President Pervez Musharraf and Prime Minister Shaukat Aziz had reportedly approved 27 recommendations of the 31 submitted by the Mushahid Committee sub-committee. According to some sources, following the recommendations were made earlier by the committee:
* Natural gas royalty payments would be gradually increased from about Rs7 billion yearly to Rs15 billion over the next five years. The provincial government will be obliged to spend at least 15 per cent of this sum on development in the relevant local areas.
* The cantonment proposed for the Sui area would now be built in the Mazari area, about 40 km from Sui, and not in the Bugti area.
* Settlers in Gwadar would have the right to vote in local polls only and not in the elections to the Provincial and National assemblies.

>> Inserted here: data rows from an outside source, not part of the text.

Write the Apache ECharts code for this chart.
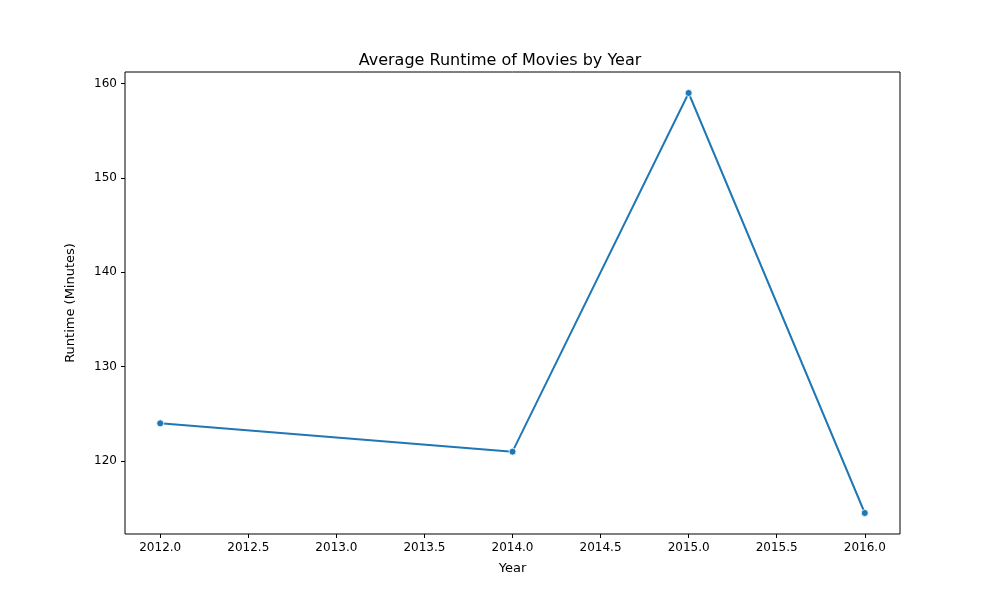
<!DOCTYPE html>
<html><head><meta charset="utf-8">
<script src="https://cdn.jsdelivr.net/npm/echarts@6/dist/echarts.min.js"></script>
<style>html,body{margin:0;padding:0;background:#fff}#c{width:1000px;height:600px}</style>
</head><body><div id="c"></div>
<script>
const years = [2012, 2014, 2015, 2016];
const runtimes = [124, 121, 159, 114.5];
const xTicks = [2012, 2012.5, 2013, 2013.5, 2014, 2014.5, 2015, 2015.5, 2016];
const yTicks = [120, 130, 140, 150, 160];
const font = 'DejaVu Sans';
const chart = echarts.init(document.getElementById('c'));
chart.setOption({
  animation: false,
  textStyle: {fontFamily: font},
  title: {text: 'Average Runtime of Movies by Year', left: 'center', top: 48,
    textStyle: {fontFamily: font, fontSize: 16, fontWeight: 'normal', color: '#000'}},
  grid: {left: 125, right: 100, top: 72, bottom: 66, show: true, borderColor: '#000', borderWidth: 1},
  xAxis: {type: 'value', min: 2011.8, max: 2016.2, name: 'Year', nameLocation: 'middle', nameGap: 28,
    nameTextStyle: {fontFamily: font, fontSize: 13, color: '#000'},
    axisLine: {show: false}, splitLine: {show: false},
    axisTick: {show: true, length: 4, inside: false, lineStyle: {color: '#000'}, customValues: xTicks},
    axisLabel: {color: '#000', fontSize: 12, fontFamily: font, margin: 8, customValues: xTicks,
      formatter: v => v.toFixed(1)}},
  yAxis: {type: 'value', min: 112.275, max: 161.225, name: 'Runtime (Minutes)', nameLocation: 'middle', nameGap: 48,
    nameTextStyle: {fontFamily: font, fontSize: 13, color: '#000'},
    axisLine: {show: false}, splitLine: {show: false},
    axisTick: {show: true, length: 4, lineStyle: {color: '#000'}, customValues: yTicks},
    axisLabel: {color: '#000', fontSize: 12, fontFamily: font, margin: 8, customValues: yTicks}},
  series: [{type: 'line', data: years.map((y, i) => [y, runtimes[i]]),
    symbol: 'circle', symbolSize: 7, showAllSymbol: true,
    lineStyle: {color: '#1f77b4', width: 2}, itemStyle: {color: '#1f77b4', borderColor: '#fff', borderWidth: 0.8}}]
});
</script></body></html>
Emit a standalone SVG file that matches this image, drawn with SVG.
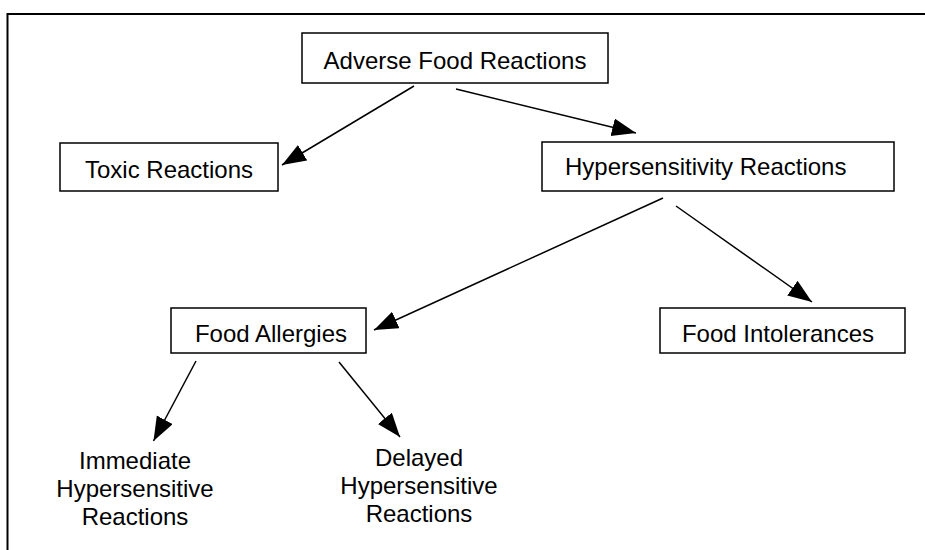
<svg xmlns="http://www.w3.org/2000/svg" width="925" height="550" viewBox="0 0 925 550">
<style>
.box{fill:#fff;stroke:#000;stroke-width:1.5}
.t{font-family:"Liberation Sans",Arial,sans-serif;font-size:24px;fill:#000}
.c{text-anchor:middle}
.edge{stroke:#000;stroke-width:1.5;fill:none;marker-end:url(#ah)}
</style>
<defs>
<marker id="ah" markerUnits="userSpaceOnUse" markerWidth="26" markerHeight="20" refX="24" refY="9" orient="auto">
<path d="M0,0 L24,9 L0,18 Z" fill="#000"/>
</marker>
</defs>
<rect x="7.5" y="14" width="930" height="560" fill="#fff" stroke="#000" stroke-width="2"/>
<g id="connectors">
<line class="edge" x1="414" y1="86" x2="282" y2="165"/>
<line class="edge" x1="456" y1="89" x2="636" y2="133"/>
<line class="edge" x1="663" y1="198" x2="374" y2="330"/>
<line class="edge" x1="676" y1="206" x2="812" y2="302"/>
<line class="edge" x1="196" y1="361" x2="153.5" y2="441"/>
<line class="edge" x1="339" y1="362" x2="400" y2="437"/>
</g>
<g id="adverse">
<rect class="box" x="302" y="33" width="306" height="50"/>
<text class="t c" x="455" y="69">Adverse Food Reactions</text>
</g>
<g id="toxic">
<rect class="box" x="60" y="143" width="218" height="48"/>
<text class="t c" x="169" y="178">Toxic Reactions</text>
</g>
<g id="hyper">
<rect class="box" x="542" y="142" width="352" height="49"/>
<text class="t" x="565" y="175">Hypersensitivity Reactions</text>
</g>
<g id="allergies">
<rect class="box" x="171" y="308" width="195" height="45"/>
<text class="t c" x="271" y="342">Food Allergies</text>
</g>
<g id="intolerances">
<rect class="box" x="660" y="308" width="245" height="45"/>
<text class="t c" x="778" y="342">Food Intolerances</text>
</g>
<g id="immediate">
<text class="t c" x="135" y="469">Immediate</text>
<text class="t c" x="135" y="497">Hypersensitive</text>
<text class="t c" x="135" y="525">Reactions</text>
</g>
<g id="delayed">
<text class="t c" x="419" y="466">Delayed</text>
<text class="t c" x="419" y="494">Hypersensitive</text>
<text class="t c" x="419" y="522">Reactions</text>
</g>
</svg>
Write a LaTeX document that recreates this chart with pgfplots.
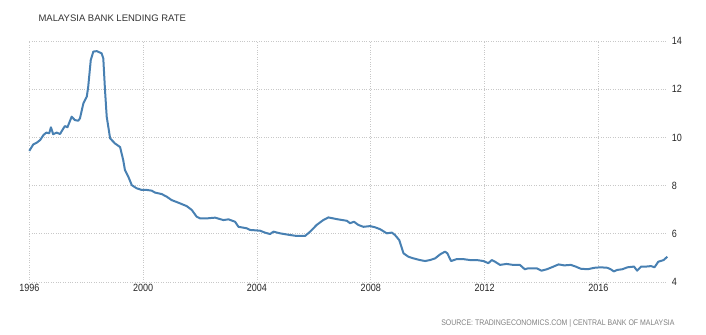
\documentclass[border=0pt]{standalone}
\usepackage{fontspec}
\setmainfont{Liberation Sans}
\newfontfamily\condensed[FakeStretch=0.86]{Liberation Sans}
\usepackage{pgfplots}
\pgfplotsset{compat=1.18}
\definecolor{lineblue}{RGB}{72,128,178}
\definecolor{gridgray}{RGB}{200,200,200}
\begin{document}
\begin{tikzpicture}[x=1bp,y=1bp]
\path[use as bounding box] (0,0) rectangle (706,334);
\node[anchor=west,text=black!80,font=\fontsize{9.5bp}{11bp}\selectfont] at (35,316) {MALAYSIA BANK LENDING RATE};
\node[anchor=east,text=black!50,font=\condensed\fontsize{8.1bp}{9bp}\selectfont] at (678,11) {SOURCE: TRADINGECONOMICS.COM | CENTRAL BANK OF MALAYSIA};
\begin{axis}[
  at={(29.3bp,52bp)}, anchor=south west,
  scale only axis, width=638bp, height=241bp,
  xmin=1996, xmax=2018.42, ymin=4, ymax=14,
  axis line style={draw=none},
  xtick={1996,2000,2004,2008,2012,2016},
  ytick={4,6,8,10,12,14},
  /pgf/number format/assume math mode=true,
  /pgf/number format/1000 sep={},
  yticklabel pos=right,
  tick style={draw=none},
  major tick length=0pt,
  grid=major,
  grid style={draw=gridgray, dotted, line width=0.8bp},
  ticklabel style={font=\condensed\fontsize{10.5bp}{12bp}\selectfont, text=black!85},
  xticklabel style={yshift=1bp},
  yticklabel style={xshift=1bp},
  clip=false,
]
\addplot[lineblue, line width=2bp, line join=round] coordinates {
(1996.00,9.44) (1996.14,9.71) (1996.26,9.78) (1996.38,9.89) (1996.50,10.10)
(1996.60,10.20) (1996.70,10.17) (1996.76,10.42) (1996.84,10.13) (1996.96,10.20)
(1997.08,10.14) (1997.16,10.30) (1997.25,10.47) (1997.34,10.42) (1997.49,10.86)
(1997.60,10.72) (1997.72,10.69) (1997.78,10.79) (1997.90,11.41) (1998.02,11.69)
(1998.07,12.10) (1998.16,13.21) (1998.25,13.56) (1998.37,13.58) (1998.54,13.49)
(1998.60,13.28) (1998.66,11.97) (1998.72,10.86) (1998.84,9.96) (1999.01,9.75)
(1999.19,9.60) (1999.30,9.06) (1999.36,8.65) (1999.48,8.37) (1999.60,8.02)
(1999.77,7.89) (1999.95,7.82) (2000.13,7.82) (2000.30,7.79) (2000.42,7.71)
(2000.65,7.65) (2000.83,7.54) (2001.00,7.40) (2001.24,7.29) (2001.53,7.15)
(2001.71,6.99) (2001.88,6.71) (2002.00,6.64) (2002.24,6.64) (2002.53,6.67)
(2002.82,6.57) (2003.00,6.60) (2003.23,6.50) (2003.35,6.29) (2003.64,6.23)
(2003.76,6.16) (2004.11,6.13) (2004.28,6.05) (2004.46,5.99) (2004.58,6.09)
(2004.81,6.02) (2005.16,5.95) (2005.40,5.91) (2005.69,5.91) (2005.87,6.09)
(2006.10,6.37) (2006.33,6.57) (2006.51,6.68) (2006.80,6.61) (2007.16,6.54)
(2007.27,6.44) (2007.41,6.50) (2007.56,6.37) (2007.74,6.29) (2007.98,6.32)
(2008.15,6.27) (2008.33,6.19) (2008.56,6.02) (2008.74,6.05) (2008.85,5.95)
(2009.00,5.74) (2009.15,5.19) (2009.32,5.05) (2009.50,4.98) (2009.73,4.91)
(2009.91,4.87) (2010.08,4.91) (2010.26,4.98) (2010.44,5.15) (2010.61,5.26)
(2010.69,5.19) (2010.82,4.87) (2011.02,4.95) (2011.25,4.95) (2011.49,4.91)
(2011.73,4.91) (2011.96,4.87) (2012.13,4.78) (2012.25,4.91) (2012.37,4.84)
(2012.54,4.71) (2012.77,4.75) (2013.00,4.71) (2013.24,4.71) (2013.41,4.53)
(2013.54,4.57) (2013.83,4.57) (2014.00,4.47) (2014.19,4.53) (2014.36,4.61)
(2014.60,4.73) (2014.80,4.69) (2015.03,4.71) (2015.20,4.64) (2015.38,4.55)
(2015.62,4.53) (2015.86,4.59) (2016.08,4.61) (2016.31,4.59) (2016.43,4.53)
(2016.54,4.44) (2016.66,4.50) (2016.84,4.53) (2017.02,4.61) (2017.25,4.64)
(2017.36,4.47) (2017.50,4.64) (2017.67,4.64) (2017.85,4.66) (2017.97,4.61)
(2018.10,4.84) (2018.29,4.91) (2018.42,5.05)
};
\end{axis}
\end{tikzpicture}
\end{document}
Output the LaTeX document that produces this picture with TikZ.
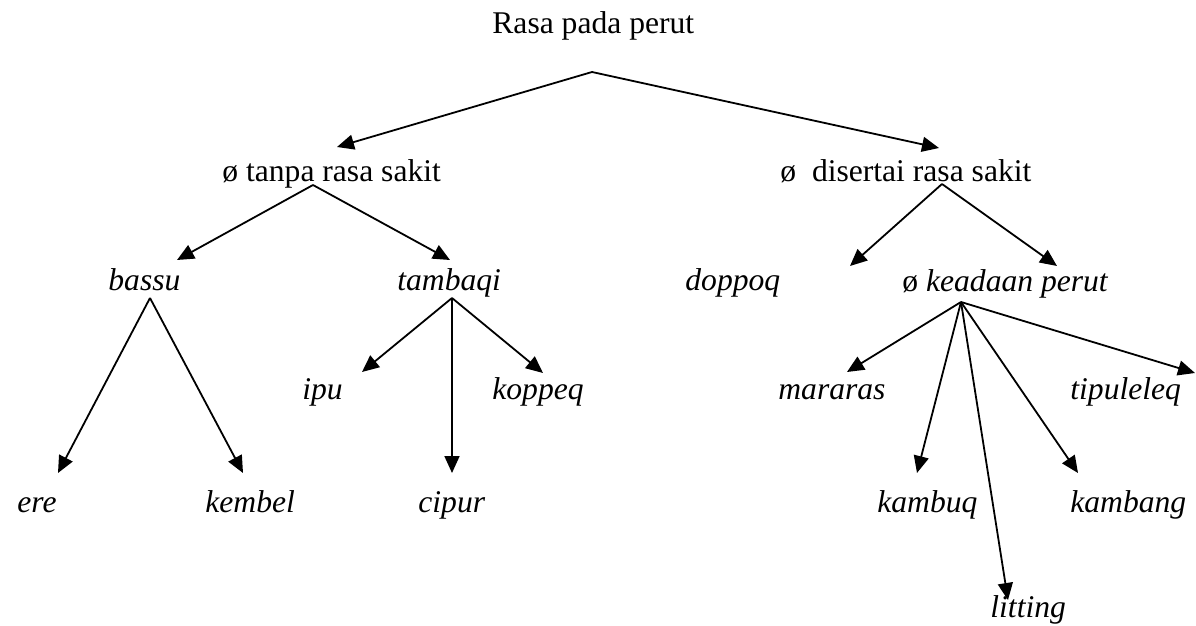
\documentclass[tikz,border=0pt]{standalone}
\usepackage{fontspec}
\setmainfont{Liberation Serif}
\usetikzlibrary{arrows.meta}
\begin{document}
\begin{tikzpicture}[x=0.5pt,y=-0.5pt,
  lbl/.style={inner sep=0pt, anchor=base west, font=\fontsize{15.8}{19}\selectfont},
  it/.style={lbl, font=\fontsize{15.8}{19}\selectfont\itshape},
  arr/.style={line width=0.9pt, -{Triangle[length=8.5pt,width=7.5pt]}}]
\useasboundingbox (0,0) rectangle (1196,626);
% labels
\node[lbl] (rasa) at (492,34) {Rasa pada perut};
\node[lbl] (tanpa) at (222,182) {ø tanpa rasa sakit};
\node[lbl] (disertai) at (780,182) {ø\ \ disertai rasa sakit};
\node[it] (bassu) at (108,291) {bassu};
\node[it] (tambaqi) at (397,291) {tambaqi};
\node[it] (doppoq) at (685,291) {doppoq};
\node[lbl] (keadaan) at (902,292) {ø {\itshape keadaan perut}};
\node[it] (ipu) at (302,400) {ipu};
\node[it] (koppeq) at (492,400) {koppeq};
\node[it] (mararas) at (778,400) {mararas};
\node[it] (tipuleleq) at (1070,400) {tipuleleq};
\node[it] (ere) at (17,512) {ere};
\node[it] (kembel) at (205,512) {kembel};
\node[it] (cipur) at (418,512) {cipur};
\node[it] (kambuq) at (877,512) {kambuq};
\node[it] (kambang) at (1070,512) {kambang};
\node[it] (litting) at (990,617) {litting};
% apexes
\coordinate (rasaA) at (592,72);
\coordinate (tanpaA) at (313,185);
\coordinate (disertaiA) at (942,184);
\coordinate (bassuA) at (150,298);
\coordinate (tambaqiA) at (452,298);
\coordinate (keadaanA) at (961,302);
% tips
\coordinate (tanpaT) at (337,147);
\coordinate (disertaiT) at (939,148);
\coordinate (bassuT) at (177,260);
\coordinate (tambaqiT) at (450,260);
\coordinate (doppoqT) at (850,266);
\coordinate (keadaanT) at (1057,266);
\coordinate (ereT) at (58,473);
\coordinate (kembelT) at (243,473);
\coordinate (ipuT) at (362,372);
\coordinate (cipurT) at (452,473);
\coordinate (koppeqT) at (543,373);
\coordinate (mararasT) at (847,372);
\coordinate (kambuqT) at (917,473);
\coordinate (littingT) at (1008,600);
\coordinate (kambangT) at (1078,473);
\coordinate (tipuleleqT) at (1195,373);
% connectors
\draw[arr] (rasaA) -- (tanpaT);
\draw[arr] (rasaA) -- (disertaiT);
\draw[arr] (tanpaA) -- (bassuT);
\draw[arr] (tanpaA) -- (tambaqiT);
\draw[arr] (disertaiA) -- (doppoqT);
\draw[arr] (disertaiA) -- (keadaanT);
\draw[arr] (bassuA) -- (ereT);
\draw[arr] (bassuA) -- (kembelT);
\draw[arr] (tambaqiA) -- (ipuT);
\draw[arr] (tambaqiA) -- (cipurT);
\draw[arr] (tambaqiA) -- (koppeqT);
\draw[arr] (keadaanA) -- (mararasT);
\draw[arr] (keadaanA) -- (kambuqT);
\draw[arr] (keadaanA) -- (littingT);
\draw[arr] (keadaanA) -- (kambangT);
\draw[arr] (keadaanA) -- (tipuleleqT);
\end{tikzpicture}
\end{document}
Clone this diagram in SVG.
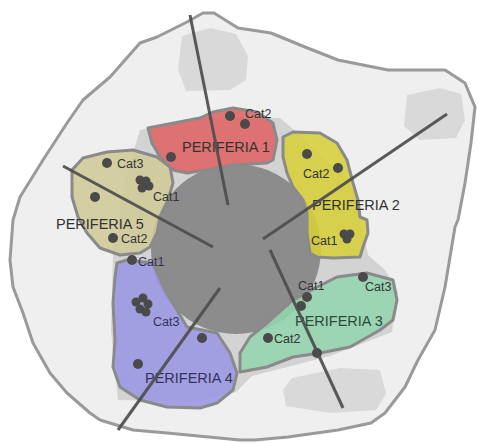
<svg xmlns="http://www.w3.org/2000/svg" width="478" height="443" viewBox="0 0 478 443">
<style>
.shadow{fill:#d9d9d9;stroke:none}
.per{stroke:#8a8a8a;stroke-width:3;stroke-linejoin:round;fill-opacity:0.88}
.dot{fill:#4a4a4a}
.lbl{font-family:"Liberation Sans","DejaVu Sans",sans-serif;font-size:12.5px;fill:#333333}
.big{font-family:"Liberation Sans","DejaVu Sans",sans-serif;font-size:14.5px;fill:#333333}
.ray{stroke:#4d4d4d;stroke-width:3;stroke-linecap:butt;fill:none;opacity:0.92}
</style>
<rect width="478" height="443" fill="#ffffff"/>
<g id="outer">
<path d="M203,13 L214,13 L238,28 L271,33 L305,47 L338,60 L388,70 L445,70 L465,83 L475,107 L471,143 L465,183 L458,220 L455,227 L445,287 L435,330 L418,360 L405,387 L385,413 L371,423 L338,430 L288,437 L255,440 L240,440 L167,433 L133,430 L100,420 L90,413 L67,393 L50,373 L33,343 L23,313 L13,287 L10,260 L13,220 L20,197 L43,160 L67,123 L83,100 L110,77 L140,43 L157,37 L187,22 Z" fill="#efefef" stroke="#9a9a9a" stroke-width="3" stroke-linejoin="round"/>
<path class="shadow" d="M182,36 L210,28 L236,34 L248,56 L246,80 L230,90 L186,91 L178,70 Z"/>
<path class="shadow" d="M407,95 L440,88 L461,94 L465,120 L456,138 L420,140 L404,126 Z"/>
<path class="shadow" d="M292,378 L340,368 L380,370 L386,394 L376,410 L330,413 L286,406 L283,390 Z"/>
<path d="M140,130 L200,118 L280,118 L300,135 L352,185 L368,255 L385,270 L398,292 L392,332 L330,356 L252,376 L236,392 L200,402 L118,400 L111,330 L113,255 L125,180 Z" fill="#d3d3d3"/>
</g>
<g id="core">
<circle cx="236" cy="249" r="85" fill="#8c8c8c"/>
</g>
<g id="periferia-1">
<path class="per" fill="#df6464" d="M148,128 L200,118 L213,112 L233,108 L257,112 L273,123 L277,140 L273,160 L267,163 L233,165 L207,170 L187,173 L173,170 L160,157 L152,143 Z"/>
<circle class="dot" cx="230" cy="116" r="5"/>
<circle class="dot" cx="245" cy="124" r="5"/>
<circle class="dot" cx="171" cy="157" r="5"/>
<text class="lbl" x="245" y="118">Cat2</text>
<text class="big" x="182" y="152">PERIFERIA 1</text>
</g>
<g id="periferia-2">
<path class="per" fill="#d6cf3a" d="M283,137 L293,132 L320,133 L337,143 L347,160 L353,183 L358,200 L360,217 L367,220 L368,233 L363,247 L360,257 L333,258 L317,257 L310,253 L307,233 L307,213 L303,200 L293,187 L287,173 L283,157 Z"/>
<circle class="dot" cx="307" cy="154" r="5"/>
<circle class="dot" cx="338" cy="168" r="5"/>
<circle class="dot" cx="344" cy="234" r="4.5"/>
<circle class="dot" cx="350" cy="234" r="4.5"/>
<circle class="dot" cx="347" cy="239" r="4.5"/>
<text class="lbl" x="303" y="178">Cat2</text>
<text class="big" x="312" y="210">PERIFERIA 2</text>
<text class="lbl" x="311" y="245">Cat1</text>
</g>
<g id="periferia-5">
<path class="per" fill="#cfcb98" d="M72,170 L83,158 L107,152 L133,150 L157,157 L170,167 L173,183 L168,200 L160,217 L157,233 L150,247 L140,253 L120,255 L100,248 L87,233 L78,217 L72,197 Z"/>
<circle class="dot" cx="107" cy="163" r="5"/>
<circle class="dot" cx="140" cy="180" r="4.5"/>
<circle class="dot" cx="146" cy="181" r="4.5"/>
<circle class="dot" cx="149" cy="186" r="4.5"/>
<circle class="dot" cx="142" cy="188" r="4.5"/>
<circle class="dot" cx="95" cy="197" r="5"/>
<circle class="dot" cx="113" cy="238" r="5"/>
<text class="lbl" x="117" y="168">Cat3</text>
<text class="lbl" x="153" y="201">Cat1</text>
<text class="big" x="56" y="229">PERIFERIA 5</text>
<text class="lbl" x="121" y="243">Cat2</text>
</g>
<g id="periferia-4">
<path class="per" fill="#9a97e4" fill-opacity="0.85" d="M115,277 L117,263 L127,260 L153,263 L165,290 L187,327 L217,333 L230,353 L237,373 L233,390 L217,403 L200,408 L167,407 L140,400 L120,387 L113,367 L115,340 L113,303 Z"/>
<circle class="dot" cx="132" cy="260" r="5"/>
<circle class="dot" cx="136" cy="302" r="4.5"/>
<circle class="dot" cx="143" cy="298" r="4.5"/>
<circle class="dot" cx="148" cy="304" r="4.5"/>
<circle class="dot" cx="140" cy="309" r="4.5"/>
<circle class="dot" cx="146" cy="312" r="4.5"/>
<circle class="dot" cx="202" cy="338" r="5"/>
<circle class="dot" cx="138" cy="364" r="5"/>
<text class="lbl" x="138" y="266" style="fill:#33335a">Cat1</text>
<text class="lbl" x="153" y="326" style="fill:#33335a">Cat3</text>
<text class="big" x="145" y="383" style="fill:#33335a">PERIFERIA 4</text>
</g>
<g id="periferia-3">
<path class="per" fill="#93d5ae" d="M240,353 L250,337 L267,323 L293,300 L317,287 L337,277 L367,273 L393,280 L397,300 L393,320 L380,330 L350,347 L320,353 L293,357 L267,367 L240,372 Z"/>
<circle class="dot" cx="363" cy="277" r="5"/>
<circle class="dot" cx="307" cy="297" r="5"/>
<circle class="dot" cx="301" cy="306" r="5"/>
<circle class="dot" cx="268" cy="338" r="5"/>
<circle class="dot" cx="317" cy="353" r="5"/>
<text class="lbl" x="298" y="290">Cat1</text>
<text class="lbl" x="365" y="291">Cat3</text>
<text class="big" x="295" y="326" style="fill:#2f4a3a">PERIFERIA 3</text>
<text class="lbl" x="274" y="343">Cat2</text>
</g>
<g id="connectors">
<line class="ray" x1="190" y1="15" x2="228" y2="205"/>
<line class="ray" x1="447" y1="114" x2="263" y2="239"/>
<line class="ray" x1="270" y1="250" x2="343" y2="408"/>
<line class="ray" x1="220" y1="288" x2="118" y2="430"/>
<line class="ray" x1="63" y1="166" x2="213" y2="247"/>
</g>
</svg>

* Only Baloch citizens would be appointed heads of the Gwadar Port Authority and the Gwadar Development Authority.
* Sixty percent of the members of the board of governors of the Gwadar Authority would be residents of Balochistan.
The package is mainly aimed at finding a negotiated settlement of the problems as the resolution of these problem is very important for the development and completion of mega projects in the province.
There have been complaints from some nationalist leaders about allotment of land in Gwadar to government servants and others. Future modern industrial city of Gwadar would be the hub of industrial and commercial activities. The value of land of the local population, barren or cultivable, will skyrocket in Gwadar in particular and in Mekran in general after completion of Gwadar port and other projects. Their immovable properties and estates in coastal Balochistan would make them rich overnight.
It is the time for local builders, businessmen and all those who are rich to come forward and invest in Gwadar. If builders from other provinces are active in Gwadar, they may purchase land for housing schemes accommodating their own people in Gwadar to avoid demographic imbalance. This would be their real service to the local population.
Similarly, creating technical hands and building capacities among local people, would be a great service to people of this backward province.
While enumerating the causes of the apparent divorce between economic growth and social and human development in Pakistan, Dr Mehboob-ul- Haq said, "a very skewed income distribution, the absence of any meaningful land reforms, and political domination by a rentier class’.
The sense of alienation in the province can be removed by bringing local people on board and making them partners in the development. Their active involvement can help winning their confidence vis-à-vis ongoing development process.
It is for the first time that centre looks serious to address the pressing development needs and rectify the years of neglect and discrimination, though this cannot be rectified overnight.
The special package prepared by the federal government should be implemented on priority basis and in letter and spirit. It is a good step that the parliamentary committee has also announced the formation of a special committee to implement those recommendations.